Parse the string chars and put the resulting Prolog term into t. chars may or may not be closed using a Prolog full-stop (i.e., a dot followed by a blank). Returns FALSE if a syntax error was encountered and TRUE after successful completion. In addition to returning FALSE, the exception-term is returned in t on a syntax error. See also term_to_atom/2.

The following example builds a goal term from a string and calls it.

int
call_chars(const char *goal)
{ fid_t fid = PL_open_foreign_frame();
  term_t g = PL_new_term_ref();
  BOOL rval;

  if ( PL_chars_to_term(goal, g) )
    rval = PL_call(goal, NULL);
  else
    rval = FALSE;

  PL_discard_foreign_frame(fid);
  return rval;
}
  ...
  call_chars("consult(load)");
  ...

PL_chars_to_term() is defined using PL_put_term_from_chars() which can deal with not null-terminated strings as well as strings using different encodings:

int
PL_chars_to_term(const char *s, term_t t)
{ return PL_put_term_from_chars(t, REP_ISO_LATIN_1, (size_t)-1, s);
}

bool PL_wchars_to_term(const pl_wchar_t *chars, term_t -t)

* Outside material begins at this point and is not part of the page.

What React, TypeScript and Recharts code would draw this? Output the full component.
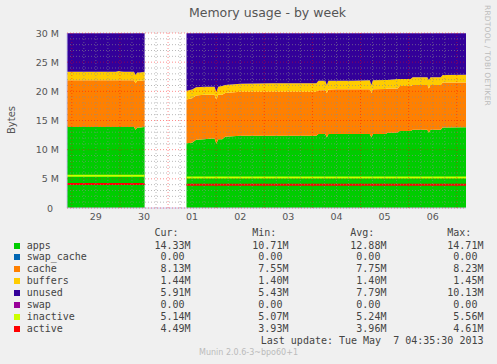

Wide character version of PL_chars_to_term().

char * PL_quote(int chr, const char *string)

Return a quoted version of string. If chr is '\'', the result is a quoted atom. If chr is '"', the result is a string. The result string is stored in the same ring of buffers as described with the BUF_STACK argument of PL_get_chars();

In the current implementation, the string is surrounded by chr and any occurrence of chr is doubled. In the future the behaviour will depend on the character_escapes Prolog flag.

int PL_for_dict(term_t dict, int (*func)(term_t key, term_t value, void *closure), void *closure, int flags)

Iterates over dict, calling func for each item. In each call, key and value are the processed item's key-value pair and the closure argument is passed from the call to PL_for_dict(). If func returns a non-0 value, the iteration stops and PL_for_dict() returns that value; otherwise, all pairs are processed and PL_for_dict() returns 0. If flags contains PL_FOR_DICT_SORTED, the key-value pairs are processed in the standard order of terms; otherwise the processing order is unspecified.